= Prometaphase =

Second stage of mitosis and meiosis

Diagram of prometaphase

Prometaphase is the stage of mitosis following prophase and preceding metaphase in eukaryotic somatic cells. In prometaphase, the nuclear membrane breaks apart into numerous "membrane vesicles," and the chromosomes inside form protein structures called kinetochores. Kinetochore microtubules emerging from the centrosomes at the poles (ends) of the spindle reach the chromosomes and attach to the kinetochores, throwing the chromosomes into agitated motion. Other spindle microtubules make contact with microtubules coming from the opposite pole. Forces exerted by protein "motors" associated with spindle microtubules move the chromosomes toward the centre of the cell.

Prometaphase is not always presented as a distinct part of mitosis. In sources that do not use the term, the events described here are instead assigned to late prophase and early metaphase.

==Types of microtubules==
The microtubules are composed of two types, kinetochore microtubules and non-kinetochore microtubules.
- Kinetochore microtubules begin searching for kinetochores to attach to.
- A number of non-kinetochore microtubules or polar microtubules find and interact with corresponding nonkinetochore microtubules from the opposite centrosome to form the mitotic spindle.
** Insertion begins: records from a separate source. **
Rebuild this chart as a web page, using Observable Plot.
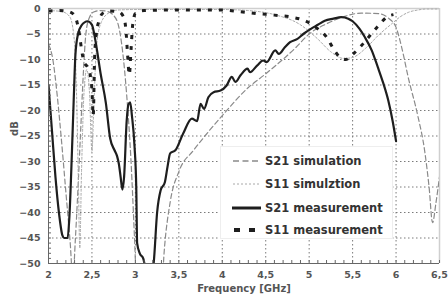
<!DOCTYPE html>
<html>
<head>
<meta charset="utf-8">
<script src="https://cdn.jsdelivr.net/npm/d3@7"></script>
<script src="https://cdn.jsdelivr.net/npm/@observablehq/plot@0.6"></script>
<style>
  html, body { margin: 0; padding: 0; background: #fff; }
  #wrap { position: relative; width: 448px; height: 300px; font-family: "DejaVu Sans", sans-serif; }
  #legend { position: absolute; left: 220px; top: 146px; width: 173px; height: 93px; background: #fff; border: 1px solid #eee; box-sizing: border-box; }
  .row { position: absolute; left: 0; height: 16px; display: flex; align-items: center; }
  .row svg { margin-left: 11px; margin-right: 3px; }
  .row span { font-weight: bold; font-size: 11.5px; color: #333; white-space: nowrap; }
</style>
</head>
<body>
<div id="wrap"></div>
<script>
// ---- data ----
const freqTicks = [2, 2.5, 3, 3.5, 4, 4.5, 5, 5.5, 6, 6.5];
const dbTicks = [0, -5, -10, -15, -20, -25, -30, -35, -40, -45, -50];
const seriesNames = ["S21 simulation", "S11 simulztion", "S21 measurement", "S11 measurement"];

const s21SimF  = [2.0, 2.05, 2.1, 2.15, 2.2, 2.25, 2.28, 2.31, 2.34, 2.37, 2.40, 2.43, 2.47, 2.52, 2.6, 2.68, 2.74, 2.8, 2.85, 2.9, 2.95, 2.99, 3.02, 3.3, 3.33, 3.4, 3.5, 3.67, 3.8, 4.0, 4.3, 4.5, 4.85, 5.0, 5.2, 5.4, 5.6, 5.8, 5.92, 6.0, 6.07, 6.14, 6.25, 6.33, 6.38, 6.42, 6.46, 6.5];
const s21SimDb = [-7, -10, -17, -26, -36, -46, -53, -45, -35, -24, -13, -5, -1.8, -0.7, -0.4, -0.6, -1.2, -3, -8, -17, -30, -45, -56, -56, -48, -38, -32, -27.8, -25, -21, -15.5, -12.8, -7.6, -5, -3, -1.6, -0.9, -1, -2, -3.7, -8, -13.5, -21, -28, -35, -42, -38, -33];

const s11SimF  = [2.0, 2.15, 2.24, 2.29, 2.32, 2.345, 2.36, 2.38, 2.41, 2.44, 2.47, 2.50, 2.52, 2.55, 2.6, 2.7, 2.8, 3.0, 3.5, 4.0, 4.3, 4.6, 4.9, 5.1, 5.25, 5.4, 5.5, 5.65, 5.8, 5.95, 6.05, 6.15, 6.25, 6.35, 6.5];
const s11SimDb = [-0.4, -0.6, -1.5, -5, -15, -35, -47, -32, -16, -12, -16, -28, -20, -8, -3, -0.8, -0.3, -0.2, -0.2, -0.2, -0.4, -1.2, -3.2, -6, -8.5, -9.8, -9.6, -7.8, -5.2, -3, -1.6, -0.7, -0.3, -0.1, -0.1];

const s21MeasF  = [2.0, 2.04, 2.08, 2.12, 2.16, 2.18, 2.22, 2.24, 2.27, 2.29, 2.31, 2.34, 2.38, 2.45, 2.5, 2.54, 2.6, 2.66, 2.71, 2.76, 2.79, 2.81, 2.83, 2.85, 2.87, 2.9, 2.92, 2.94, 2.96, 2.99, 3.01, 3.02, 3.05, 3.09, 3.12, 3.19, 3.21, 3.25, 3.29, 3.34, 3.37, 3.40, 3.46, 3.55, 3.65, 3.71, 3.75, 3.79, 3.84, 3.90, 3.98, 4.05, 4.11, 4.15, 4.21, 4.29, 4.32, 4.40, 4.47, 4.51, 4.61, 4.65, 4.72, 4.78, 4.86, 4.94, 5.02, 5.1, 5.18, 5.28, 5.37, 5.45, 5.5, 5.58, 5.64, 5.72, 5.79, 5.85, 5.91, 5.96, 6.0];
const s21MeasDb = [-15, -24, -33, -40, -44.5, -45, -45, -41, -28, -18, -9, -5, -3.3, -2.5, -3.2, -6.3, -12.8, -18.5, -25.5, -27.8, -29, -30.5, -33, -35.5, -33, -22, -18.8, -18.4, -21, -27, -35, -46, -48, -49, -51, -52, -50, -40, -35.7, -34, -31, -28.4, -27.8, -24.5, -21.6, -22.1, -18.7, -19.7, -17.4, -16.4, -16.1, -15.1, -13.4, -14.4, -13.1, -11.8, -12.5, -11.2, -10.2, -10.5, -8.2, -8.9, -7.6, -6.6, -6.0, -4.9, -4.0, -3.2, -2.4, -2.0, -1.7, -2.0, -2.5, -4, -5.6, -8.2, -11.5, -14.5, -18, -22, -26];

const s11MeasF  = [2.0, 2.1, 2.2, 2.28, 2.33, 2.36, 2.38, 2.41, 2.45, 2.48, 2.50, 2.515, 2.53, 2.55, 2.58, 2.62, 2.7, 2.8, 2.86, 2.89, 2.91, 2.93, 2.95, 2.97, 3.0, 3.1, 3.5, 4.0, 4.2, 4.4, 4.6, 4.8, 4.95, 5.1, 5.2, 5.28, 5.35, 5.42, 5.5, 5.6, 5.7, 5.8, 5.9, 5.97];
const s11MeasDb = [-0.5, -0.4, -0.5, -1, -2.8, -5.5, -8, -10.5, -11.5, -13, -16, -21, -10, -5, -2.5, -1, -0.5, -0.6, -1.5, -4, -9, -13, -8, -3, -1, -0.4, -0.3, -0.3, -0.6, -1, -1.3, -1.7, -2.4, -4, -5.6, -7.9, -9.5, -10, -9, -7.3, -5.3, -3.3, -1.6, -1.2];

// ---- build tables ----
const rows = (fs, ds) => fs.map((f, i) => ({f, db: ds[i]}));
const s21Sim = rows(s21SimF, s21SimDb);
const s11Sim = rows(s11SimF, s11SimDb);
const s21Meas = rows(s21MeasF, s21MeasDb);
const s11Meas = rows(s11MeasF, s11MeasDb);

const minorX = d3.range(20, 66).map(v => v / 10);
const minorY = d3.range(-50, 1);

const styles = [
  {stroke: "#8a8a8a", strokeWidth: 1.2, strokeDasharray: "5,3"},
  {stroke: "#a8a8a8", strokeWidth: 1, strokeDasharray: "2,2"},
  {stroke: "#1e1e1e", strokeWidth: 2.2},
  {stroke: "#1e1e1e", strokeWidth: 3, strokeDasharray: "4,7"}
];

const chart = Plot.plot({
  width: 448,
  height: 300,
  marginLeft: 48,
  marginRight: 9,
  marginTop: 8,
  marginBottom: 37,
  style: {fontFamily: "DejaVu Sans", fontSize: "9px", fontWeight: "bold", color: "#555", background: "#fff"},
  x: {domain: [2, 6.5], label: null},
  y: {domain: [-50, 0], label: null},
  marks: [
    Plot.gridX(freqTicks, {stroke: "#7a7a7a", strokeOpacity: 1, strokeDasharray: "1.5,2.5"}),
    Plot.gridY(dbTicks, {stroke: "#7a7a7a", strokeOpacity: 1, strokeDasharray: "1.5,2.5"}),
    Plot.ruleY([0], {stroke: "#cfcfcf", strokeWidth: 1.5}),
    Plot.ruleX([6.5], {stroke: "#cfcfcf", strokeWidth: 1.5}),
    Plot.line(s21Sim, {x: "f", y: "db", curve: "monotone-x", clip: true, ...styles[0]}),
    Plot.line(s11Sim, {x: "f", y: "db", curve: "monotone-x", clip: true, ...styles[1]}),
    Plot.line(s21Meas, {x: "f", y: "db", curve: "monotone-x", clip: true, ...styles[2]}),
    Plot.line(s11Meas, {x: "f", y: "db", curve: "monotone-x", clip: true, ...styles[3], strokeLinecap: "butt"}),
    Plot.ruleX([2], {stroke: "#666", strokeWidth: 1}),
    Plot.ruleY([-50], {stroke: "#666", strokeWidth: 1}),
    Plot.axisX(minorX, {tickSize: 3, dy: -3, tickFormat: () => "", stroke: "#666"}),
    Plot.axisY(minorY, {tickSize: 3, dx: 3, tickFormat: () => "", stroke: "#666"}),
    Plot.axisX(freqTicks, {tickSize: 0, tickPadding: 8, fontSize: 9.5, fontWeight: "bold", fill: "#555",
      tickFormat: d => String(d).replace(".", ","), label: null}),
    Plot.axisY(dbTicks, {tickSize: 0, tickPadding: 8, fontSize: 9.5, fontWeight: "bold", fill: "#555", label: null}),
    Plot.text(["Frequency [GHz]"], {frameAnchor: "bottom", dy: 28, fontSize: 10, fontWeight: "bold", fill: "#555"}),
    Plot.text(["dB"], {frameAnchor: "left", dx: -34, rotate: -90, fontSize: 10, fontWeight: "bold", fill: "#555"})
  ]
});

const wrap = document.getElementById("wrap");
wrap.appendChild(chart);

// ---- legend ----
const legend = document.createElement("div");
legend.id = "legend";
const rowTops = [6, 29, 53, 75];
const swatches = [
  `<line x1="1" x2="29" y1="5" y2="5" stroke="#8a8a8a" stroke-width="1.3" stroke-dasharray="6,3.5"/>`,
  `<line x1="1" x2="29" y1="5" y2="5" stroke="#a8a8a8" stroke-width="1" stroke-dasharray="2,2"/>`,
  `<line x1="0" x2="29" y1="5" y2="5" stroke="#1e1e1e" stroke-width="3"/>`,
  `<line x1="2" x2="29" y1="5" y2="5" stroke="#1e1e1e" stroke-width="4" stroke-dasharray="6,9"/>`
];
seriesNames.forEach((name, i) => {
  const r = document.createElement("div");
  r.className = "row";
  r.style.top = rowTops[i] + "px";
  r.innerHTML = `<svg width="30" height="10">${swatches[i]}</svg><span>${name}</span>`;
  legend.appendChild(r);
});
wrap.appendChild(legend);
</script>
</body>
</html>
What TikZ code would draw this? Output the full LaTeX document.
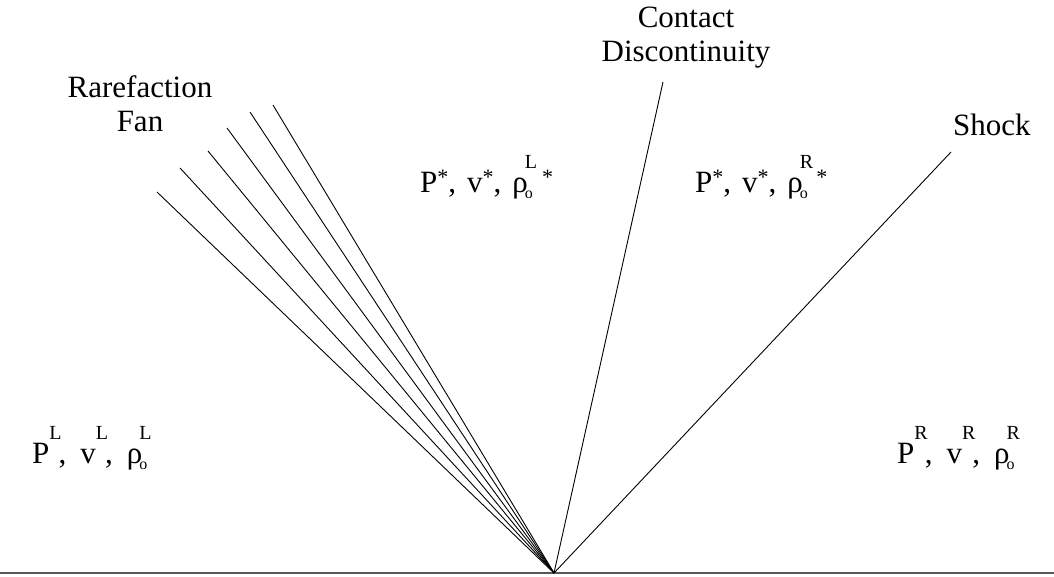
\documentclass[tikz,border=0pt]{standalone}
\usepackage{fontspec}
\setmainfont{Liberation Serif}
\newcommand\hsup[1]{\raisebox{24pt}{\fontsize{20}{20}\selectfont #1}}
\newcommand\ssup{\raisebox{8pt}{\fontsize{22}{22}\selectfont *}}
\newcommand\rhoo[1]{ρ\kern-3pt\rlap{\raisebox{-6pt}{\fontsize{16}{16}\selectfont o}}\hsup{#1}}
\begin{document}
\begin{tikzpicture}[x=1pt,y=-1pt,
  lbl/.style={inner sep=0pt, font=\fontsize{31}{34}\selectfont},
  wave/.style={line width=0.9pt, black},
  ground/.style={line width=1.6pt, black!65}]
\useasboundingbox (0,0) rectangle (1054,576);
% coordinates
\coordinate (apex) at (554,573);
\coordinate (gl) at (0,573);
\coordinate (gr) at (1054,573);
\coordinate (f1) at (157,192);
\coordinate (f2) at (180,168);
\coordinate (f3) at (208,151);
\coordinate (f4) at (227,128);
\coordinate (f5) at (250,112);
\coordinate (f6) at (273,105);
\coordinate (cd) at (663,82);
\coordinate (sh) at (951,152);
% lines
\draw[ground] (gl) -- (gr);
\foreach \f in {f1,f2,f3,f4,f5,f6} \draw[wave] (apex) -- (\f);
\draw[wave] (apex) -- (cd);
\draw[wave] (apex) -- (sh);
% titles (base anchor = baseline of the last line)
\node[lbl, align=center, anchor=base] (rare) at (140,131) {Rarefaction\\Fan};
\node[lbl, align=center, anchor=base] (cont) at (686,61) {Contact\\Discontinuity};
\node[lbl, anchor=base west] (shock) at (953,135) {Shock};
% states
\node[lbl, anchor=base west] (starL) at (420,192) {P\ssup,\hspace{11pt}v\ssup,\hspace{11pt}\rhoo{L}\kern5pt\ssup};
\node[lbl, anchor=base west] (starR) at (695,192) {P\ssup,\hspace{11pt}v\ssup,\hspace{11pt}\rhoo{R}\kern3pt\ssup};
\node[lbl, anchor=base west] (left) at (32,463) {P\hsup{L}\kern-3pt,\hspace{14pt}v\hsup{L}\kern-3pt,\hspace{14pt}\rhoo{L}};
\node[lbl, anchor=base west] (right) at (897,463) {P\hsup{R}\kern-3pt,\hspace{14pt}v\hsup{R}\kern-3pt,\hspace{14pt}\rhoo{R}};
\end{tikzpicture}
\end{document}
==Transition from prometaphase to metaphase==
The role of prometaphase is completed when all of the kinetochore microtubules have attached to their kinetochores, upon which metaphase begins. An unattached kinetochore, and thus a non-aligned chromosome, even when most of the other chromosomes have lined up, will trigger the spindle checkpoint signal. This prevents premature progression into anaphase by inhibiting the anaphase-promoting complex until all kinetochores are attached and all the chromosomes aligned.

Early events of metaphase can coincide with the later events of prometaphase, as chromosomes with connected kinetochores will start the events of metaphase individually before other chromosomes with unconnected kinetochores that are still lingering in the events of prometaphase.